**Task statement:**
Starting from the top of the material, restate each line exactly until the line that contains "-13, -2, 0, -1, -3, -3, -1, 0, 0];", which is also copied. Pictures are excluded.

**Available data:**

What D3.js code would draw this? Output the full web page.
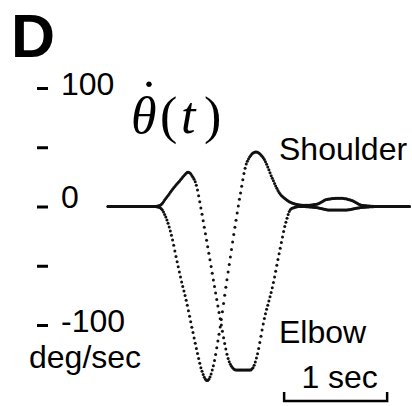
<!DOCTYPE html>
<html><head><meta charset="utf-8">
<script src="https://cdn.jsdelivr.net/npm/d3@7"></script>
<style>html,body{margin:0;padding:0;background:#fff;} svg{display:block;}</style>
</head><body>
<script>
// Joint angular velocity traces, deg/sec against time in sec
const shoulderTime = [0, 0.214, 0.456, 0.505, 0.570, 0.618, 0.667, 0.716, 0.764, 0.812, 0.861, 0.909, 0.963,
  1.021, 1.070, 1.104, 1.136, 1.184, 1.233, 1.282, 1.347, 1.437, 1.515, 1.599, 1.660, 1.728, 1.786, 1.913,
  2.029, 2.126, 2.252, 2.369, 2.466, 2.641, 2.932];
const shoulderVel = [0, 0, 0, -1, -11, -25, -45, -64, -81, -101, -121, -138, -147,
  -135, -112, -93, -73, -45, -17, 9, 37, 46, 40, 23, 12, 6, 3, 1,
  2, 6, 7, 5, 1, 0, 0];

const elbowTime = [0, 0.214, 0.456, 0.505, 0.563, 0.631, 0.699, 0.748, 0.777, 0.816, 0.861, 0.893, 0.922,
  0.958, 0.990, 1.019, 1.055, 1.104, 1.136, 1.165, 1.201, 1.243, 1.379, 1.408, 1.444, 1.517, 1.599, 1.663,
  1.728, 1.777, 1.864, 2.029, 2.155, 2.301, 2.447, 2.641, 2.932];
const elbowVel = [0, 0, 0, 1, 7, 15, 22, 27, 29, 26, 17, 3, -11,
  -29, -45, -60, -78, -102, -117, -128, -135, -138, -138, -136, -127, -95, -67, -39,
  -13, -2, 0, -1, -3, -3, -1, 0, 0];

const yTickValues = [-100, -50, 0, 50, 100];
const yTickLabels = ["-100", "", "0", "", "100"];
const unitLabel = "deg/sec";
const seriesNames = ["Shoulder", "Elbow"];
const scaleBarStart = 1.71;   // sec
const scaleBarLength = 1;     // sec
const scaleBarLabel = "1 sec";
const panelLetter = "D";
const sampleStep = 0.011;     // sec between recorded samples

const W = 412, H = 406;
const sans = "'Liberation Sans', Arial, Helvetica, sans-serif";
const serif = "'Liberation Serif', 'Times New Roman', serif";

const svg = d3.select("body").append("svg").attr("width", W).attr("height", H);
svg.append("rect").attr("width", W).attr("height", H).attr("fill", "#fff");

const x = d3.scaleLinear().domain([0, 3]).range([108, 417]);
const y = d3.scaleLinear().domain([-100, 100]).range([325, 88]);

// panel letter
svg.append("text").attr("x", 11).attr("y", 57)
  .attr("font-family", sans).attr("font-weight", "bold").attr("font-size", 61)
  .text(panelLetter);

// y axis: detached short ticks with labels to the right
const yAxis = d3.axisRight(y).tickValues(yTickValues).tickSize(11).tickPadding(13)
  .tickFormat((d, i) => yTickLabels[i]);
const ag = svg.append("g").attr("transform", "translate(37,0)").call(yAxis);
ag.select(".domain").remove();
ag.selectAll(".tick line").attr("stroke", "#000").attr("stroke-width", 3);
ag.selectAll(".tick text").attr("fill", "#000").attr("font-family", sans).attr("font-size", 32)
  .attr("dy", d => d === 0 ? "0.03em" : "0.2em");

svg.append("text").attr("x", 29).attr("y", 368)
  .attr("font-family", sans).attr("font-size", 32).text(unitLabel);

// traces: a smooth curve through the readings, drawn as the sampled points of the record
const lineGen = d3.line().x(d => x(d[0])).y(d => y(d[1])).curve(d3.curveMonotoneX);
const series = [
  d3.zip(shoulderTime, shoulderVel),
  d3.zip(elbowTime, elbowVel)
];
const guide = svg.append("g").attr("fill", "none").attr("stroke", "none");
const dotsG = svg.append("g").attr("fill", "#111");

series.forEach(pts => {
  const p = guide.append("path").attr("d", lineGen(pts)).node();
  const total = p.getTotalLength();
  const pointAtX = px => {
    let lo = 0, hi = total;
    for (let k = 0; k < 30; k++) {
      const mid = (lo + hi) / 2;
      if (p.getPointAtLength(mid).x < px) lo = mid; else hi = mid;
    }
    return p.getPointAtLength((lo + hi) / 2);
  };
  const t0 = pts[0][0], t1 = pts[pts.length - 1][0];
  const samples = d3.range(t0, t1 + 1e-9, sampleStep).map(t => pointAtX(x(t)));
  dotsG.selectAll(null).data(samples).enter().append("circle")
    .attr("cx", d => d.x).attr("cy", d => d.y).attr("r", 1.5);
});

// series labels
svg.append("text").attr("x", 279).attr("y", 160)
  .attr("font-family", sans).attr("font-size", 32).text(seriesNames[0]);
svg.append("text").attr("x", 279).attr("y", 343)
  .attr("font-family", sans).attr("font-size", 32).text(seriesNames[1]);

// angular velocity symbol: theta with a dot above, then (t)
const sym = svg.append("text").attr("font-family", serif).attr("font-size", 52).attr("fill", "#000");
sym.append("tspan").attr("x", 131).attr("y", 133).attr("font-style", "italic").text("θ");
sym.append("tspan").attr("x", 149).attr("y", 117).attr("text-anchor", "middle").text("˙");
sym.append("tspan").attr("x", 160).attr("y", 133).attr("text-anchor", "start").text("(");
sym.append("tspan").attr("x", 181).attr("y", 133).attr("font-style", "italic").text("t");
sym.append("tspan").attr("x", 204).attr("y", 133).text(")");

// time scale bar
const bx0 = x(scaleBarStart), bx1 = x(scaleBarStart + scaleBarLength);
svg.append("path")
  .attr("d", `M${bx0},392V401H${bx1}V392`)
  .attr("fill", "none").attr("stroke", "#000").attr("stroke-width", 2.5);
svg.append("text").attr("x", (bx0 + bx1) / 2 + 4).attr("y", 388).attr("text-anchor", "middle")
  .attr("font-family", sans).attr("font-size", 32).text(scaleBarLabel);
</script>
</body></html>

**Response to the task:**
What D3.js code would draw this? Output the full web page.
<!DOCTYPE html>
<html><head><meta charset="utf-8">
<script src="https://cdn.jsdelivr.net/npm/d3@7"></script>
<style>html,body{margin:0;padding:0;background:#fff;} svg{display:block;}</style>
</head><body>
<script>
// Joint angular velocity traces, deg/sec against time in sec
const shoulderTime = [0, 0.214, 0.456, 0.505, 0.570, 0.618, 0.667, 0.716, 0.764, 0.812, 0.861, 0.909, 0.963,
  1.021, 1.070, 1.104, 1.136, 1.184, 1.233, 1.282, 1.347, 1.437, 1.515, 1.599, 1.660, 1.728, 1.786, 1.913,
  2.029, 2.126, 2.252, 2.369, 2.466, 2.641, 2.932];
const shoulderVel = [0, 0, 0, -1, -11, -25, -45, -64, -81, -101, -121, -138, -147,
  -135, -112, -93, -73, -45, -17, 9, 37, 46, 40, 23, 12, 6, 3, 1,
  2, 6, 7, 5, 1, 0, 0];

const elbowTime = [0, 0.214, 0.456, 0.505, 0.563, 0.631, 0.699, 0.748, 0.777, 0.816, 0.861, 0.893, 0.922,
  0.958, 0.990, 1.019, 1.055, 1.104, 1.136, 1.165, 1.201, 1.243, 1.379, 1.408, 1.444, 1.517, 1.599, 1.663,
  1.728, 1.777, 1.864, 2.029, 2.155, 2.301, 2.447, 2.641, 2.932];
const elbowVel = [0, 0, 0, 1, 7, 15, 22, 27, 29, 26, 17, 3, -11,
  -29, -45, -60, -78, -102, -117, -128, -135, -138, -138, -136, -127, -95, -67, -39,
  -13, -2, 0, -1, -3, -3, -1, 0, 0];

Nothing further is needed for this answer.